Reading everything I have just in the last couple of days about crucifixion, there were so many damn ways doing it. And in Christendom there are so many ways Jesus has been crucified. One thought I've had is that stauros was probably adapted after crux rather than the other way around, but the neither denote 'cross' simply by point of origin. But then, either could imply as much in idiom form, (even after the fourth century there was no special word invented to refer to the cross, not until english and even 'cross' is an idiom adapted after crux) but there's no guaranteed interpretation.
 
Ben57 said:
Hi Mus Zibii


Acutually you did not annoy me at all, I was afraid I was getting to you and that I was annoying you. Yes I found the discution a little frustarating as well, and I wished others would have made some form a comment so that I could have some idea of the effectivness or (lack of effectivness) of the way I handled the matter. I love well intentioned questions especially if they help me frase things better.
Well, I'm glad. And I know exactly how you feel. Even if I (or anyone else) was a jerkass don't let it stop you from posting here or anywhere else.
 
I just now read in a simple article on the net that a 'cross' as a 'tau' was first mentioned in the Epistle of Barnabas. I've read it but never looked at it point by point or looked to see the original language (which I assume was Greek). Its late now, so I'l check it out in the morning.
 
I need to get out more or join the priesthood or something. I can't get my nose out of holy writ.

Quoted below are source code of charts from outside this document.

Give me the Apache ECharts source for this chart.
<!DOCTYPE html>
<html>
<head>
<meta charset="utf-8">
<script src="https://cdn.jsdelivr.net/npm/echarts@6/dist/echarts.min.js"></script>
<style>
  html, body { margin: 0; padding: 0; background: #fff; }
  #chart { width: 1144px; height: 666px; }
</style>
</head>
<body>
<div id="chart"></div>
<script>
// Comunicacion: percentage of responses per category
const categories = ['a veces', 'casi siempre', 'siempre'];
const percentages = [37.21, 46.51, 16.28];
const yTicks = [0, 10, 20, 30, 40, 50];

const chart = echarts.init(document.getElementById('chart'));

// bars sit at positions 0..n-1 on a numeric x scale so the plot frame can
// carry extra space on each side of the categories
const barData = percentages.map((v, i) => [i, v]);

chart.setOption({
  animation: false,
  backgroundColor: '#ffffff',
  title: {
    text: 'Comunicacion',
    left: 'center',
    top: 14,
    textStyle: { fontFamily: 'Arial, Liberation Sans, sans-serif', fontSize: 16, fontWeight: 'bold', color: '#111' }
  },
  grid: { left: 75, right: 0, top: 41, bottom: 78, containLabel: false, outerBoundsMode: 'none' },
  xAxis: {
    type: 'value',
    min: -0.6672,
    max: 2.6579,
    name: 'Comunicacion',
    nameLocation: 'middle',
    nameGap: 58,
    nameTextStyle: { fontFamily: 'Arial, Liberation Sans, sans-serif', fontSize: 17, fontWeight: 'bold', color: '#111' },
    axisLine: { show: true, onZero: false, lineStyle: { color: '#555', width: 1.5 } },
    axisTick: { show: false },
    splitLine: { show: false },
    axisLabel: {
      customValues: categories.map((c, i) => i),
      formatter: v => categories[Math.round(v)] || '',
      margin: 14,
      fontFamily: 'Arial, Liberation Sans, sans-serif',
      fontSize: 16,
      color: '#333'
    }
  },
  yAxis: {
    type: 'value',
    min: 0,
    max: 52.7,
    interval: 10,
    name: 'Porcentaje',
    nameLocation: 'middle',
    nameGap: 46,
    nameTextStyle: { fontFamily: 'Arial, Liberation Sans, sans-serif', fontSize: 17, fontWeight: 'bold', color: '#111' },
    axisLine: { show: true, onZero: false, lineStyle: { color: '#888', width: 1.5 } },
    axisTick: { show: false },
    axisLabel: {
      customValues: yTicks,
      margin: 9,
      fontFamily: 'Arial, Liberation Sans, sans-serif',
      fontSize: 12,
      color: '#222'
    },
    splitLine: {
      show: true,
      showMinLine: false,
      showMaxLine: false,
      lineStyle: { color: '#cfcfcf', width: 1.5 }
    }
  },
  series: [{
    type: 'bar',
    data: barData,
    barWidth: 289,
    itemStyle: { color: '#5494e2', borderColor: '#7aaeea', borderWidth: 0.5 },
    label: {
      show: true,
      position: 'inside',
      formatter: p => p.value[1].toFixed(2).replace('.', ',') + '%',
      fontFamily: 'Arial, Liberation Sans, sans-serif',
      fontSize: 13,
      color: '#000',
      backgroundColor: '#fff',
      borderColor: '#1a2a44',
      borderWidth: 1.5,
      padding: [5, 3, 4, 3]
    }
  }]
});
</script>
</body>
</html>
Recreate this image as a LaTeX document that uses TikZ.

Anyway, the E of B uses numerology to find significance in the number of Abraham's band of soldiers - 318. In Greek numbers that's Tau (the cross) and Iota Eta (abbreviation of Jesus' name).

I feel embarrassed to mention that because I just said in error that greek has no word for cross. When in fact Greek and Hebrew have the word and its put to use in the Old Testament:

Ezekiel 9:4 And YHWH said unto him (the man with the ink-pen), Go through the midst of the city, through the midst of Jerusalem, and set a TAU upon the foreheads of the men that sigh and that cry for all the abominations that be done in the midst thereof.

That's obviously where Tertullian's Christians came up with the cross salute on the forehead. And maybe why Christians embraced a paganish Tau as the form of Jesus.

I think I might start a thread on E of B. Its got an interesting way of interpreting the Torah and Prophets that I've either forgotten or thought too mystic to care about the first time around.